To use the created Avro object, make sure that you configure the Kafka template to take in the message as SampleSchema type.
@Bean
public KafkaTemplate<String, SampleSchema> kafkaTemplate() {
return new KafkaTemplate<>(producerFactory());
}
Then use the kafkaTemplate.send() method to send data to a specific topic in the newly created schema type.
Where does Schema Registry come into the picture?
So we saw about Avro schema and how we can create them. Schema registry essentially provides us with a way to store and retrieve them.
Some of you might have this question, Why the hell do we need a separate component for Schema Registry? Why not have the Kafka broker verify the messages they receive? because the answer is adding this functionality to the Kafka broker will break what makes Kafka broker awesome in the first place, brokers do not parse or even read data and in return do not consumer CPU resources. It also performs zero-copy meaning that it takes the input without even loading them into memory. Hence for all these reasons, we have the registry as a separate component.
What happens when we add Schema Registry?
Up until now, The producer will send both the schema and the message content to Kafka and the consumer will read both the schema and content from Kafka. After introducing the schema registry, The producer will send Avro schema to the Schema Registry and the consumer will read the schema from the schema registry instead of reading the schema from Kafka. This will also reduce the size of the message being sent to Kafka.

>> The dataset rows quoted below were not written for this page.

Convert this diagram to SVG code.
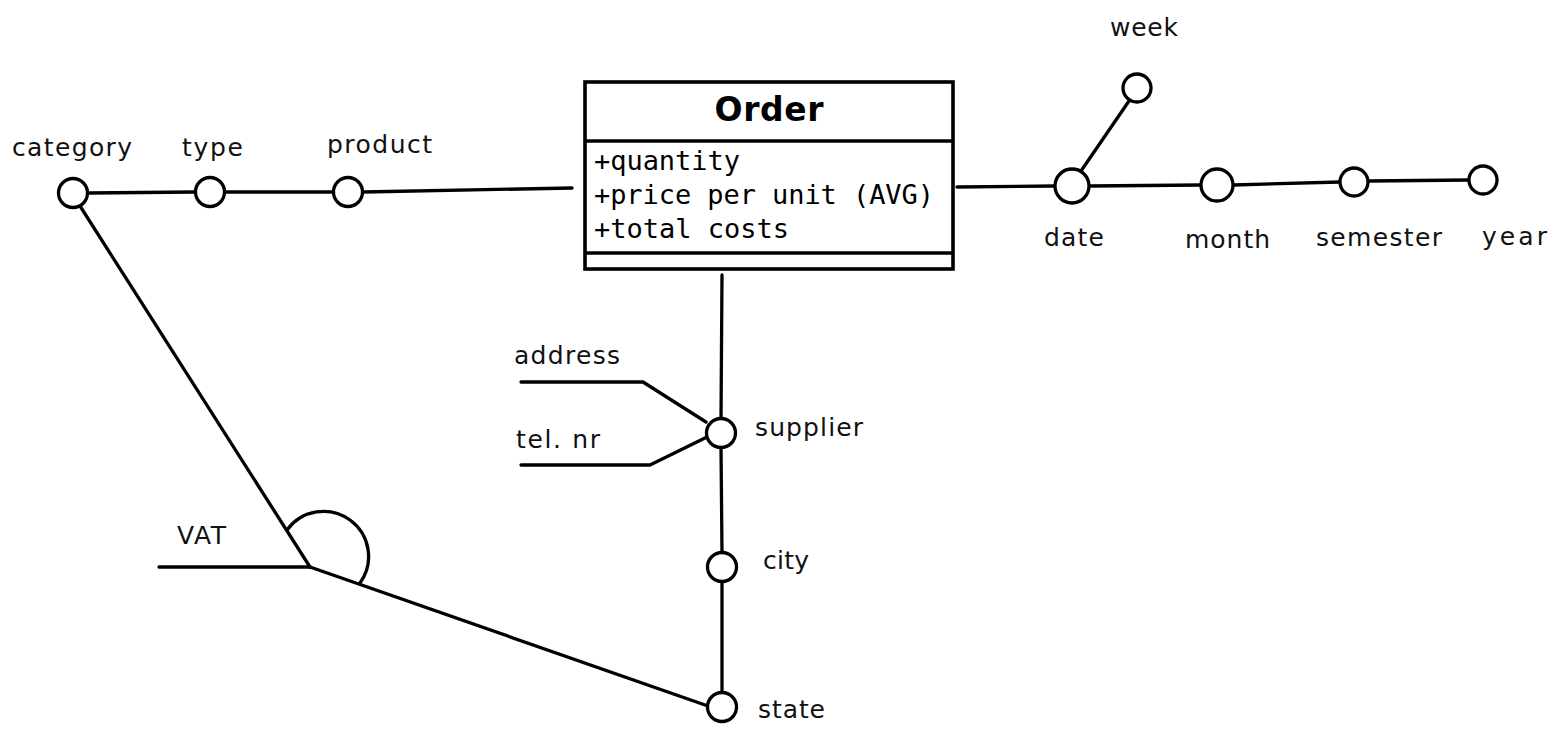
<svg xmlns="http://www.w3.org/2000/svg" width="1551" height="730" viewBox="0 0 1551 730">
<style>
.ln{fill:none;stroke:#000;stroke-width:3.3;stroke-linecap:round;stroke-linejoin:round}
.nd{fill:#fff;stroke:#000;stroke-width:3.3}
.lb{font-family:"DejaVu Sans",sans-serif;font-size:25px;fill:#111}
.at{font-family:"DejaVu Sans Mono",monospace;font-size:27px;fill:#000}
.tt{font-family:"DejaVu Sans",sans-serif;font-size:33px;font-weight:bold;fill:#000}
</style>
<rect width="1551" height="730" fill="#fff"/>
<g id="connectors">
<line class="ln" x1="88" y1="193" x2="195" y2="192"/>
<line class="ln" x1="225" y1="192" x2="333" y2="192"/>
<line class="ln" x1="363" y1="192" x2="572" y2="188"/>
<line class="ln" x1="957" y1="187" x2="1055" y2="186"/>
<line class="ln" x1="1081" y1="171" x2="1129" y2="101"/>
<line class="ln" x1="1089" y1="186" x2="1201" y2="185"/>
<line class="ln" x1="1233" y1="185" x2="1340" y2="182"/>
<line class="ln" x1="1368" y1="181" x2="1469" y2="180"/>
<line class="ln" x1="722" y1="275" x2="721" y2="419"/>
<line class="ln" x1="721" y1="447" x2="722" y2="553"/>
<line class="ln" x1="722" y1="581" x2="722" y2="693"/>
<polyline class="ln" points="521,382 643,382 706,422"/>
<polyline class="ln" points="521,465 650,465 707,437"/>
<line class="ln" x1="80" y1="206" x2="310" y2="567"/>
<line class="ln" x1="159" y1="567" x2="310" y2="567"/>
<line class="ln" x1="310" y1="567" x2="708" y2="706"/>
<path class="ln" d="M287,530 A45,45 0 0 1 360,583"/>
</g>
<g id="order">
<rect x="585" y="82" width="368" height="187" fill="#fff" stroke="#000" stroke-width="3.6"/>
<line x1="585" y1="141" x2="953" y2="141" stroke="#000" stroke-width="3.6"/>
<line x1="585" y1="253" x2="953" y2="253" stroke="#000" stroke-width="3.6"/>
<text class="tt" x="769" y="121" text-anchor="middle" textLength="109">Order</text>
<text class="at" x="594" y="170" textLength="146">+quantity</text>
<text class="at" x="594" y="204" textLength="340">+price per unit (AVG)</text>
<text class="at" x="594" y="238" textLength="195">+total costs</text>
</g>
<g id="category"><circle class="nd" cx="73" cy="193" r="14.5"/><text class="lb" x="12" y="156" textLength="120">category</text></g>
<g id="type"><circle class="nd" cx="210" cy="192" r="14.5"/><text class="lb" x="182" y="156" textLength="61">type</text></g>
<g id="product"><circle class="nd" cx="348" cy="192" r="14.5"/><text class="lb" x="327" y="153" textLength="105">product</text></g>
<g id="date"><circle class="nd" cx="1072" cy="186" r="17"/><text class="lb" x="1044" y="246" textLength="60">date</text></g>
<g id="week"><circle class="nd" cx="1137" cy="88" r="14"/><text class="lb" x="1110" y="36" textLength="68">week</text></g>
<g id="month"><circle class="nd" cx="1217" cy="185" r="16"/><text class="lb" x="1185" y="248" textLength="85">month</text></g>
<g id="semester"><circle class="nd" cx="1354" cy="182" r="14"/><text class="lb" x="1316" y="246" textLength="126">semester</text></g>
<g id="year"><circle class="nd" cx="1483" cy="180" r="14"/><text class="lb" x="1482" y="245" textLength="65">year</text></g>
<g id="supplier"><circle class="nd" cx="721" cy="433" r="14.5"/><text class="lb" x="755" y="436" textLength="108">supplier</text></g>
<g id="address"><text class="lb" x="514" y="364" textLength="106">address</text></g>
<g id="telnr"><text class="lb" x="516" y="448" textLength="84">tel. nr</text></g>
<g id="city"><circle class="nd" cx="722" cy="567" r="14.5"/><text class="lb" x="763" y="569" textLength="46">city</text></g>
<g id="state"><circle class="nd" cx="722" cy="707" r="14.5"/><text class="lb" x="758" y="718" textLength="67">state</text></g>
<g id="vat"><text class="lb" x="177" y="544" textLength="49">VAT</text></g>
</svg>
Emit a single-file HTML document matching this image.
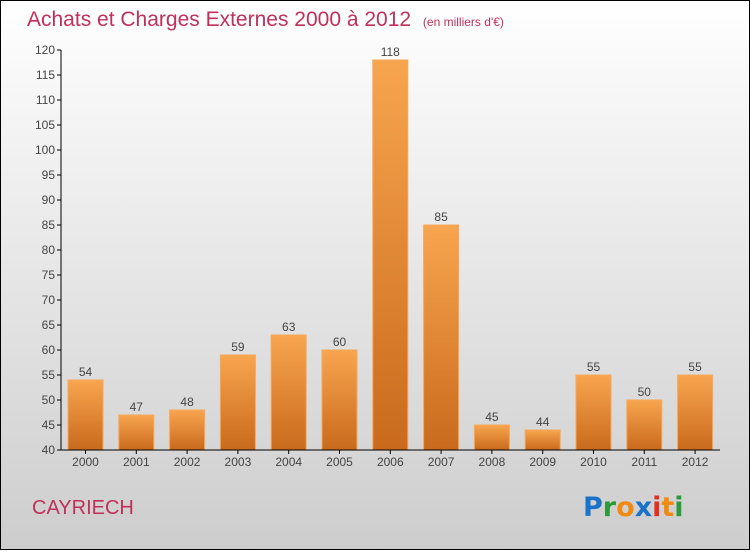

After starting the Schema Registry service, to configure the producer/consumer to make use of it, add-in the schema registry URL configuration as
configProps.put("schema.registry.url", "http://127.0.0.1:8081");
Schema Registry: Deep Dive
One of the ways in which the size of the data being sent to Kafka is reduced is when the producer first tries to send an event it sends the schema for it to Schema Registry and the schema registry then returns a four-byte schema id. The producer then sends the data along with the schema ID to Kafka. The consumer then extracts the schema ID and gets the respective schema from the registry and performs validation. In this way, the overall content size of the data is reduced considerably.